_PROBLEM TO WORK ON_
Where a line in the listing below contains the word "React", copy that line.

_RECORDED INFORMATION_
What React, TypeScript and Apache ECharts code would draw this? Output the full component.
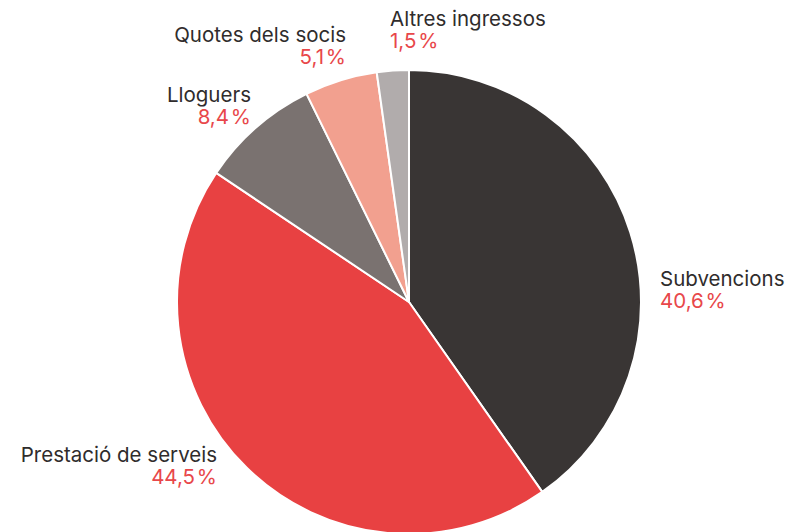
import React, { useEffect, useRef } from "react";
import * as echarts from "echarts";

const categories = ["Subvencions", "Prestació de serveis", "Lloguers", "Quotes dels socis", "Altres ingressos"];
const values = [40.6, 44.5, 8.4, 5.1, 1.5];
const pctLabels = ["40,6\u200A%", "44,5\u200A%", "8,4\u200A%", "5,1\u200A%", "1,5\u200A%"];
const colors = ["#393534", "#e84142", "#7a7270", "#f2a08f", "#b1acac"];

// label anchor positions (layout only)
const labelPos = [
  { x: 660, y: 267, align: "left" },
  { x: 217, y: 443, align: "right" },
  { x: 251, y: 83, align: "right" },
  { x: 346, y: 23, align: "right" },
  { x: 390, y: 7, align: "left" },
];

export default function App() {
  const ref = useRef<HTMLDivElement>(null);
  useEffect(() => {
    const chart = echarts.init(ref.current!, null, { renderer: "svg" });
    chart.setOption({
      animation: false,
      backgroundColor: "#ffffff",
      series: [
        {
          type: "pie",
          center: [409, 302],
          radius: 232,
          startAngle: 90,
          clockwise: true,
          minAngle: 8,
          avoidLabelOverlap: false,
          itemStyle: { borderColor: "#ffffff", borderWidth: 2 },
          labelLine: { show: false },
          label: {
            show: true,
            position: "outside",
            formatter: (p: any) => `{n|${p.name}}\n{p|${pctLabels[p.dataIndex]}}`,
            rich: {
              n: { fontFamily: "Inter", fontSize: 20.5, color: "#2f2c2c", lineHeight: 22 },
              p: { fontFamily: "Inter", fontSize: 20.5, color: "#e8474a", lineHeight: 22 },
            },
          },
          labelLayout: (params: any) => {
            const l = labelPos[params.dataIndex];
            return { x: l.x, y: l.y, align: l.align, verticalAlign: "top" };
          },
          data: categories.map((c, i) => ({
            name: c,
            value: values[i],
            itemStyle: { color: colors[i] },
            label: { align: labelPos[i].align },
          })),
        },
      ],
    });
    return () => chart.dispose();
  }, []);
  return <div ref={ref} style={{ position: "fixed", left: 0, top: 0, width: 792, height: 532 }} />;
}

_OUTPUT FOR THIS TASK_
What React, TypeScript and Apache ECharts code would draw this? Output the full component.
import React, { useEffect, useRef } from "react";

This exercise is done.